Allora, se esiste una ricetta per la leadership femminile, sicuramente sta nell’aggettivo che la contraddistingue: femminile. Amo troppo la donna, per non odiare ciò che il mondo sta facendo di lei. Applaudiamo a libri e film che inneggiano al sadomaso delle casalinghe, alla prostituzione consenziente delle liceali, al mercimonio gratuito delle ragazzine… tutte quelle attività che semplicisticamente un tempo servivano all’altro sesso per additare noi uomini come “porci”, e che oggi vengono applaudite da quelle stesse donne come segno di emancipazione.
Ha senso? Io credo di no.
No, io credo ancora che per conquistare il mondo siamo chiamati non a cambiarci in risposta alle aspettative che quel mondo ha su di noi, ma a cercare di scoprire chi siamo veramente, perché è di quella autenticità che la società ha bisogno.

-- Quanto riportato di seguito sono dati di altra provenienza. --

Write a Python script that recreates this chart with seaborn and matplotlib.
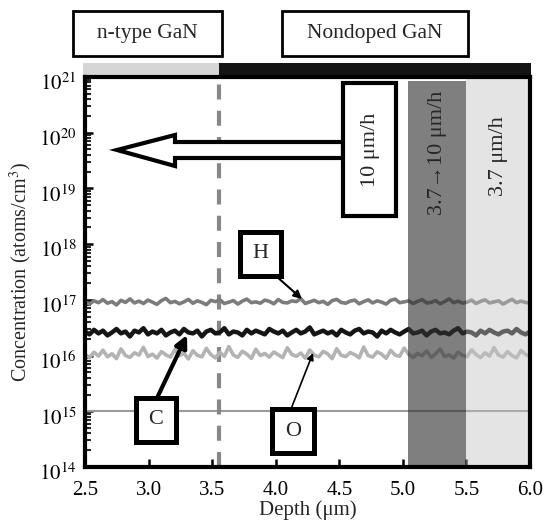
import numpy as np
import pandas as pd
import matplotlib
matplotlib.use("Agg")
import matplotlib.pyplot as plt
import seaborn as sns
from matplotlib.patches import Rectangle, Polygon
from matplotlib.ticker import FixedLocator, FixedFormatter, LogLocator, NullFormatter
from matplotlib.transforms import ScaledTranslation

# ---------------- data ----------------
DEPTH_START, DEPTH_END = 2.5, 6.0
SCALE = 1e16  # series values below are in units of 1e16 atoms/cm3

H_vals = [9.2, 8.4, 9.6, 8.9, 10.1, 8.7, 9.3, 8.1, 9.8, 9.0, 10.4, 8.8, 9.5, 8.6, 9.9, 9.1, 8.3, 9.7, 10.6, 8.9,
          9.4, 8.5, 9.2, 10.2, 8.7, 9.6, 9.0, 8.2, 9.8, 9.3, 10.0, 8.6, 9.1, 9.7, 8.4, 9.5, 10.3, 8.9, 9.2, 8.7,
          9.9, 9.4, 8.5, 10.1, 9.0, 8.8, 9.6, 9.3, 10.5, 8.6, 9.2, 9.8, 8.9, 9.4, 8.3, 9.7, 10.2, 9.0, 8.7, 9.5,
          9.9, 8.5, 9.3, 10.0, 8.8, 9.6, 9.1, 8.4, 9.8, 10.3, 8.9, 9.2, 9.6, 8.6, 9.4, 10.1, 8.8, 9.0, 9.7, 8.5,
          9.3, 10.4, 8.9, 9.5, 8.7, 9.1, 9.9, 8.6, 9.4, 10.0, 8.8, 9.2, 9.6, 8.4, 9.3, 10.2, 8.9, 9.5, 9.0, 8.7]
C_vals = [2.7, 2.4, 2.9, 2.5, 2.8, 2.3, 2.6, 3.0, 2.5, 2.7, 2.2, 2.8, 2.6, 3.1, 2.4, 2.7, 2.5, 2.9, 2.3, 2.6,
          2.8, 2.4, 3.0, 2.6, 2.5, 2.8, 2.2, 2.7, 2.9, 2.5, 2.6, 3.1, 2.4, 2.7, 2.6, 2.3, 2.9, 2.5, 2.8, 2.6,
          2.4, 3.0, 2.7, 2.5, 2.8, 2.3, 2.6, 2.9, 2.5, 2.7, 3.2, 2.4, 2.6, 2.8, 2.5, 2.7, 2.3, 2.9, 2.6, 2.4,
          2.8, 3.0, 2.5, 2.7, 2.6, 2.2, 2.8, 2.5, 2.9, 2.6, 2.4, 2.7, 3.0, 2.5, 2.6, 2.8, 2.3, 2.7, 2.9, 2.5,
          2.6, 2.4, 2.8, 3.1, 2.5, 2.7, 2.6, 2.3, 2.8, 2.5, 2.9, 2.6, 2.4, 2.7, 2.8, 2.5, 3.0, 2.6, 2.4, 2.7]
O_vals = [1.05, 0.92, 1.15, 0.98, 1.25, 0.95, 1.08, 0.88, 1.32, 1.00, 0.93, 1.12, 1.02, 1.40, 0.96, 1.06, 0.90,
          1.18, 1.03, 0.94, 1.28, 0.99, 1.10, 0.87, 1.22, 1.01, 0.95, 1.35, 1.04, 0.91, 1.14, 0.97, 1.45, 1.02,
          0.93, 1.20, 1.06, 0.89, 1.30, 1.00, 1.09, 0.94, 1.16, 1.03, 0.92, 1.38, 1.05, 0.97, 1.11, 0.90, 1.26,
          1.02, 0.95, 1.19, 1.07, 0.88, 1.33, 1.01, 0.96, 1.13, 1.04, 0.91, 1.42, 1.00, 0.94, 1.17, 1.06, 0.89,
          1.24, 1.02, 0.97, 1.36, 1.05, 0.92, 1.10, 0.99, 1.21, 0.93, 1.07, 1.31, 0.96, 1.03, 0.90, 1.15, 1.01,
          0.95, 1.27, 1.04, 0.92, 1.12, 0.98, 1.39, 1.02, 0.94, 1.18, 1.00, 0.91, 1.23, 1.05, 0.96]
DETECTION_LIMIT = 1e15
INTERFACE_DEPTH = 3.55
TRANSITION_REGION = (5.04, 5.5)
SLOW_REGION = (5.5, 6.0)

x_ticks = [2.5, 3.0, 3.5, 4.0, 4.5, 5.0, 5.5, 6.0]
x_tick_labels = ["2.5", "3.0", "3.5", "4.0", "4.5", "5.0", "5.5", "6.0"]
y_decades = [14, 15, 16, 17, 18, 19, 20, 21]
y_tick_labels = [r"$10^{%d}$" % d for d in y_decades]

# ---------------- style ----------------
sns.set_style("ticks")
plt.rcParams["font.family"] = ["Liberation Serif", "DejaVu Serif"]
plt.rcParams["mathtext.fontset"] = "stix"

W, H = 544, 525
fig = plt.figure(figsize=(W / 100, H / 100), dpi=100)
AX_L, AX_R, AX_T, AX_B = 85, 530, 77, 467
ax = fig.add_axes([AX_L / W, 1 - AX_B / H, (AX_R - AX_L) / W, (AX_B - AX_T) / H])


def frame(vals):
    d = np.linspace(DEPTH_START, DEPTH_END, len(vals))
    return pd.DataFrame({"depth": d, "conc": np.asarray(vals) * SCALE})


sns.lineplot(data=frame(H_vals), x="depth", y="conc", color="#7c7c7c", lw=2.6, ax=ax, zorder=3)
sns.lineplot(data=frame(O_vals), x="depth", y="conc", color="#b3b3b3", lw=2.6, ax=ax, zorder=3)
sns.lineplot(data=frame(C_vals), x="depth", y="conc", color="#151515", lw=3.2, ax=ax, zorder=3.2)

ax.set_yscale("log")
ax.set_xlim(DEPTH_START, DEPTH_END)
ax.set_ylim(10.0 ** y_decades[0], 10.0 ** y_decades[-1])

ax.axhline(DETECTION_LIMIT, color="#9a9a9a", lw=1.5, zorder=2)
ax.axvline(INTERFACE_DEPTH, color="#878787", lw=3, dashes=(3.6, 2.7), zorder=2.5)

# shaded growth-rate regions (drawn over the lines)
ax.axvspan(*TRANSITION_REGION, ymax=0.99, color="#313131", alpha=0.62, lw=0, zorder=4)
ax.axvspan(*SLOW_REGION, color="#c3c3c3", alpha=0.44, lw=0, zorder=4)

# layer bar above the axes
xt = ax.get_xaxis_transform()
ax.add_patch(Rectangle((DEPTH_START - 0.015, 1.003), INTERFACE_DEPTH - DEPTH_START + 0.015, 0.033,
                       transform=xt, color="#d6d6d6", lw=0, clip_on=False, zorder=1))
ax.add_patch(Rectangle((INTERFACE_DEPTH, 1.003), DEPTH_END - INTERFACE_DEPTH + 0.01, 0.033,
                       transform=xt, color="#141414", lw=0, clip_on=False, zorder=1))

# axes styling
for s in ax.spines.values():
    s.set_linewidth(3)
    s.set_color("black")
    s.set_zorder(7)

ax.xaxis.set_major_locator(FixedLocator(x_ticks))
ax.xaxis.set_major_formatter(FixedFormatter(x_tick_labels))
ax.yaxis.set_major_locator(FixedLocator([10.0 ** d for d in y_decades]))
ax.yaxis.set_major_formatter(FixedFormatter(y_tick_labels))
ax.yaxis.set_minor_locator(LogLocator(base=10, subs=range(2, 10), numticks=20))
ax.yaxis.set_minor_formatter(NullFormatter())
ax.tick_params(axis="both", which="major", direction="in", length=6, width=1.8,
               labelsize=15, colors="black")
ax.tick_params(axis="x", which="major", pad=10)
ax.tick_params(axis="y", which="minor", direction="in", length=4.5, width=1.5)
ax.tick_params(axis="y", which="major", pad=6)
ax.tick_params(top=False, right=False, which="both")

off = ScaledTranslation(0, -5 / 100, fig.dpi_scale_trans)
for lab in ax.get_yticklabels():
    lab.set_transform(lab.get_transform() + off)

ax.set_xlabel("Depth (μm)", fontsize=15, labelpad=0)
ax.set_ylabel("Concentration (atoms/cm$^{3}$)", fontsize=14.5, labelpad=4)


def px_ax(px, py):
    return ((px - AX_L) / (AX_R - AX_L), (AX_B - py) / (AX_B - AX_T))


def ax_box(x0, y0, x1, y1, lw):
    a = px_ax(x0, y1)
    b = px_ax(x1, y0)
    ax.add_patch(Rectangle(a, b[0] - a[0], b[1] - a[1], transform=ax.transAxes, facecolor="white",
                           edgecolor="black", lw=lw, zorder=6, clip_on=False))


# hollow arrow (toward the surface)
arrow_px = [(117, 150), (175, 135), (175, 142), (343, 142), (343, 158), (175, 158), (175, 166)]
ax.add_patch(Polygon([px_ax(*p) for p in arrow_px], closed=True, transform=ax.transAxes,
                     facecolor="white", edgecolor="black", lw=3, joinstyle="miter", zorder=5))

# "10 μm/h" box
ax_box(343, 83, 396, 216, 3)
ax.text(*px_ax(370, 150), "10 μm/h", transform=ax.transAxes, rotation=90, ha="center", va="center",
        fontsize=16, zorder=7)
ax.text(sum(TRANSITION_REGION) / 2, px_ax(0, 153)[1], "3.7→10 μm/h", transform=xt, rotation=90,
        ha="center", va="center", fontsize=16, zorder=7)
ax.text(5.75, px_ax(0, 156)[1], "3.7 μm/h", transform=xt, rotation=90, ha="center", va="center",
        fontsize=16, zorder=7)

# element labels with pointers
for name, (x0, y0, x1, y1), start, tip, lw, ms in [
    ("H", (240, 232, 281, 276), (276, 276), (302, 299), 1.5, 12),
    ("C", (136, 398, 176, 442), (157, 398), (187, 335), 3.0, 18),
    ("O", (272, 409, 314, 453), (291, 409), (313, 353), 1.2, 10),
]:
    ax.annotate("", xy=px_ax(*tip), xytext=px_ax(*start), xycoords="axes fraction",
                textcoords="axes fraction",
                arrowprops=dict(arrowstyle="-|>", color="black", lw=lw, mutation_scale=ms,
                                shrinkA=0, shrinkB=0), zorder=6)
    ax_box(x0, y0, x1, y1, 3.6)
    ax.text(*px_ax((x0 + x1) / 2, (y0 + y1) / 2), name, transform=ax.transAxes, ha="center",
            va="center", fontsize=16, zorder=7)

# layer labels above the plot
for label, (x0, y0, x1, y1) in [("n-type GaN", (73, 11, 222, 56)), ("Nondoped GaN", (282, 11, 468, 56))]:
    fig.add_artist(Rectangle((x0 / W, 1 - y1 / H), (x1 - x0) / W, (y1 - y0) / H, transform=fig.transFigure,
                             fill=False, edgecolor="black", lw=2))
    fig.text((x0 + x1) / 2 / W, 1 - (y0 + y1) / 2 / H, label, ha="center", va="center", fontsize=15.5)

fig.savefig("out.png", dpi=100)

La conquista della leadership non si può vivere in termini di sostituzione, ma di integrazione. La donna non può sostituirsi all’uomo, ma piuttosto integrare ciò che a lui manca e imparare a vederlo non come il nemico da combattere, ma come l’alleato su cui contare. Finché il rapporto fra i sessi verrà considerato una guerra, allora da questa guerra non usciranno che vittime.
La forza fisica maschile, la nostra rigidità normativa, non sono caratteristiche da temere, ma su cui fare affidamento. La società infatti ha bisogno di una dimensione normativa esattamente come un bambino ha bisogno di un padre che gli fornisca regole per sperimentare sé stesso.
Ma una norma senza cuore rischia di diventare burocrazia e prigione, come una famiglia senza madre, rischia di diventare un luogo freddo in cui abitare. Per lo stesso motivo oggi anche il nostro mondo sta diventando un luogo freddo in cui abitare.
Una società, infatti, che non apprezza la bellezza delle differenze fra i sessi, per riflesso non apprezza nemmeno la bellezza delle donne. E senza la bellezza delle donne, questo mondo non è un luogo in cui valga la pena vivere.
Almeno non per me.
A tutte le donne di ieri e di oggi, combattete per difendere la vostra bellezza.